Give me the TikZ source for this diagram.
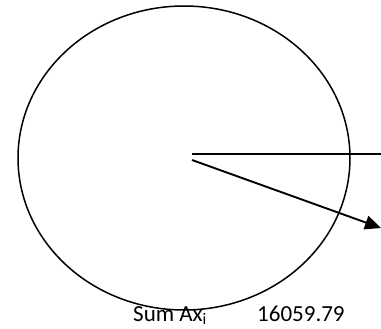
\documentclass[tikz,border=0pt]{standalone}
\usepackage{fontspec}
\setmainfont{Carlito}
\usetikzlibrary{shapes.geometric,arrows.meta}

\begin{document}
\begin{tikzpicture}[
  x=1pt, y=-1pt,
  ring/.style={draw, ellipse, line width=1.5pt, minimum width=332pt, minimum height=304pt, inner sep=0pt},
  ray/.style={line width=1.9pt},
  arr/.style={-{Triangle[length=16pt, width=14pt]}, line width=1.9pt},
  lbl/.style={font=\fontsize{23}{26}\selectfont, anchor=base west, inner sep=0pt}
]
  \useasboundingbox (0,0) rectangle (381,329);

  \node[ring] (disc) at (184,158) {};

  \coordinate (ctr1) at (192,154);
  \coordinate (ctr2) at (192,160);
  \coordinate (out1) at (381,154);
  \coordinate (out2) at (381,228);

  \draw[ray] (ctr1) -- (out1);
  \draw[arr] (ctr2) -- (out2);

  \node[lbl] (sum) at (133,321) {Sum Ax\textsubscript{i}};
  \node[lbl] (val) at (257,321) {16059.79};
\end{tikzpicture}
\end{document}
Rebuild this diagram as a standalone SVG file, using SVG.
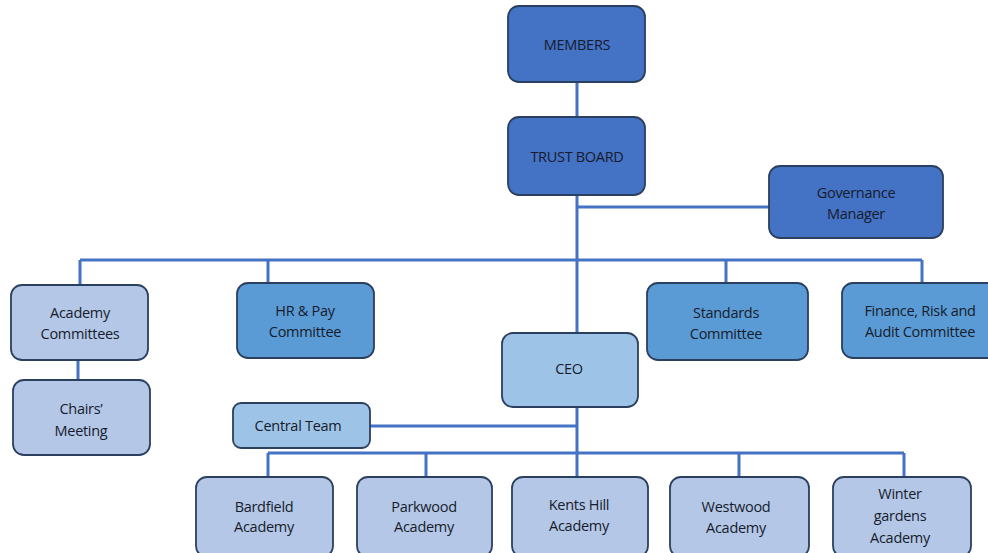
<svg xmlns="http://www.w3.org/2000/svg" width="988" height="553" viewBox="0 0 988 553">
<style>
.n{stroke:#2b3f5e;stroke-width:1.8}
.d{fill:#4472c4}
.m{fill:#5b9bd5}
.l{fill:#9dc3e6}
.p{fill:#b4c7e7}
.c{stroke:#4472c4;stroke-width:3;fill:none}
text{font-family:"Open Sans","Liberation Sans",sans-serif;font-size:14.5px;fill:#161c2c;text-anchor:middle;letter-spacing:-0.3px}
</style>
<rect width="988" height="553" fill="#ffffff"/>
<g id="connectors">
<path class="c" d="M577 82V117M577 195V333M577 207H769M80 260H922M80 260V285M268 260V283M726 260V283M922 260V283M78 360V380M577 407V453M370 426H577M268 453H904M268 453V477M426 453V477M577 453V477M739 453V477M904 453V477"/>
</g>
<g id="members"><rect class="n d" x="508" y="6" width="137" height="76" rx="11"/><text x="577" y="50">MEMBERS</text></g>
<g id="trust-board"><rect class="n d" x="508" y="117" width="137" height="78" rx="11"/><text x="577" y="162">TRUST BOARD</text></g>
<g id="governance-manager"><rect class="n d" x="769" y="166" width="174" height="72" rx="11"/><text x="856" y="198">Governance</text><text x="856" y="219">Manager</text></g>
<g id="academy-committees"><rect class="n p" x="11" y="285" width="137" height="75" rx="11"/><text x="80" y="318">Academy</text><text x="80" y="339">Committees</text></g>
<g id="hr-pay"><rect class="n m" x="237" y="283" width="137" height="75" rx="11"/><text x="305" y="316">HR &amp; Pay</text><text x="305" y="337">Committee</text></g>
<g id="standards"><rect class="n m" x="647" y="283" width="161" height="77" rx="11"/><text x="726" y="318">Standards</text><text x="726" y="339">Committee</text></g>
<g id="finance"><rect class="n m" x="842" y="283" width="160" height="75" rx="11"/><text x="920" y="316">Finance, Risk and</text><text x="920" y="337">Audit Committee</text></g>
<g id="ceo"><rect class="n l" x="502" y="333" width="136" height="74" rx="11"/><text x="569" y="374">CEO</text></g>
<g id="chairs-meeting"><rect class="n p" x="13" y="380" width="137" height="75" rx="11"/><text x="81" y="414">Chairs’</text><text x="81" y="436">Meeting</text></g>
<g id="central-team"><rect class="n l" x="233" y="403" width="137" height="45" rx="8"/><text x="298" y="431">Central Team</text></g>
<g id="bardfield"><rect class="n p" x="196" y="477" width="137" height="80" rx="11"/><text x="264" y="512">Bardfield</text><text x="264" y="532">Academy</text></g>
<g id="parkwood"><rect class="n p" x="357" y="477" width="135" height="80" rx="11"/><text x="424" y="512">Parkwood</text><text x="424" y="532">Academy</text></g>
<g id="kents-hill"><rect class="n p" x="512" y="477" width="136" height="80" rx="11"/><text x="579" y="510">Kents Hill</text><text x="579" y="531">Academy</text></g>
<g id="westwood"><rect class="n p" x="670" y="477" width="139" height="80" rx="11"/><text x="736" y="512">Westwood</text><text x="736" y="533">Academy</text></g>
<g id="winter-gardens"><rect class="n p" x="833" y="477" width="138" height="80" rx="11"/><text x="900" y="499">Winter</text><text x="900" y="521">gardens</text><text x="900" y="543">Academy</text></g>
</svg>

★ ★ ★

* [Your instructions]
Filter the data for the string "standalone" and copy every line that has it.

* [Result of the task]
\documentclass[tikz,border=0pt]{standalone}
Rebuild this diagram as a standalone SVG file, using SVG.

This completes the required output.